* [GIVEN DATA]
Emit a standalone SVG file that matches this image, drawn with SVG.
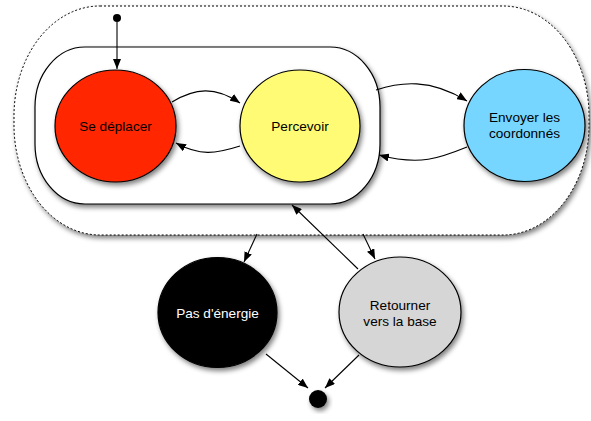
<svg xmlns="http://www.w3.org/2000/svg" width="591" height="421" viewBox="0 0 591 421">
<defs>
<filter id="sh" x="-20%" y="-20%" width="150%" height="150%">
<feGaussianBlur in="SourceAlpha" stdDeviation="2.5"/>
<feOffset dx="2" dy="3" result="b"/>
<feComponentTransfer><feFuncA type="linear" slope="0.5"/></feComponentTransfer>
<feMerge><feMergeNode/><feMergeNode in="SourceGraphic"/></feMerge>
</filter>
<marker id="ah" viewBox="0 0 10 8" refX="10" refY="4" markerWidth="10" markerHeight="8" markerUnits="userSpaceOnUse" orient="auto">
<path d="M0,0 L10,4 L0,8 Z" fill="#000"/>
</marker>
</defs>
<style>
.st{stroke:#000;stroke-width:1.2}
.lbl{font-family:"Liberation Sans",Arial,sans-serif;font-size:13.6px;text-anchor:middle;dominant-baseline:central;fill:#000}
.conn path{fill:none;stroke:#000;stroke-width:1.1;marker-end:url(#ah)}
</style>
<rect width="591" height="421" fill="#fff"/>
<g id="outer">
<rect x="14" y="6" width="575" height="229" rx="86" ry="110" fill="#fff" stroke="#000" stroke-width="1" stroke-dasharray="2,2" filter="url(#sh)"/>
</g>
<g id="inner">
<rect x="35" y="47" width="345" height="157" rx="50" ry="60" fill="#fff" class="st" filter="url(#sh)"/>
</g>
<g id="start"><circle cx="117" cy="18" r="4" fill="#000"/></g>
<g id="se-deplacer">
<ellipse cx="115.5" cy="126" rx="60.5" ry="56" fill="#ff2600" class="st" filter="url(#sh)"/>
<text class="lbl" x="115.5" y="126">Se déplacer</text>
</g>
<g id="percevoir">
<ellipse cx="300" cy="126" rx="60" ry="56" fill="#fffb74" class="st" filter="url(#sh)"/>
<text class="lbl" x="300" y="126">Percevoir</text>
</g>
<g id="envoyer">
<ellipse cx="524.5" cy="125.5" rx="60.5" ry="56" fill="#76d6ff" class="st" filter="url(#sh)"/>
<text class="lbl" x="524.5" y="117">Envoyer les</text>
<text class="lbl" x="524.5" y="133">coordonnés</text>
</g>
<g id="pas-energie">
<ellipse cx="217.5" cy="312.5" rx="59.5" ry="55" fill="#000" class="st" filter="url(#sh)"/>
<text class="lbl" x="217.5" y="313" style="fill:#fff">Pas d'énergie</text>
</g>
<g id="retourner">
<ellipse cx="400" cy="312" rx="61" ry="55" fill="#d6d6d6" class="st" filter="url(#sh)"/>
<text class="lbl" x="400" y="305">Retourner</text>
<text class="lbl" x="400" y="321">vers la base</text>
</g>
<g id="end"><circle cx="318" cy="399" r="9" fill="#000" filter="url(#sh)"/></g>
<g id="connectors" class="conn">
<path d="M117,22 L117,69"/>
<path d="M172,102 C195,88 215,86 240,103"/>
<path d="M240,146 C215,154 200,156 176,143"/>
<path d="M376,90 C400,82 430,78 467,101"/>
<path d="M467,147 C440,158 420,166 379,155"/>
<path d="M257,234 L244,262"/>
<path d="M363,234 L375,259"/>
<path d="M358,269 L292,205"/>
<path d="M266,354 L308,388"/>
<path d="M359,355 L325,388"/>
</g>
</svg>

...

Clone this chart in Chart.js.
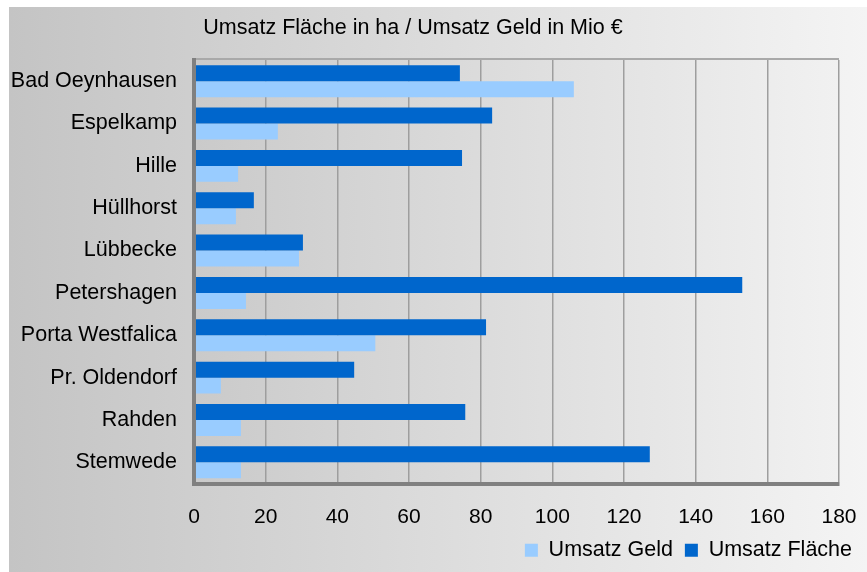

* [EXERCISE OBJECTIVE] Report how many lines of the records above contain the word "this", and give only that number.

* [WRITTEN REPLY] 2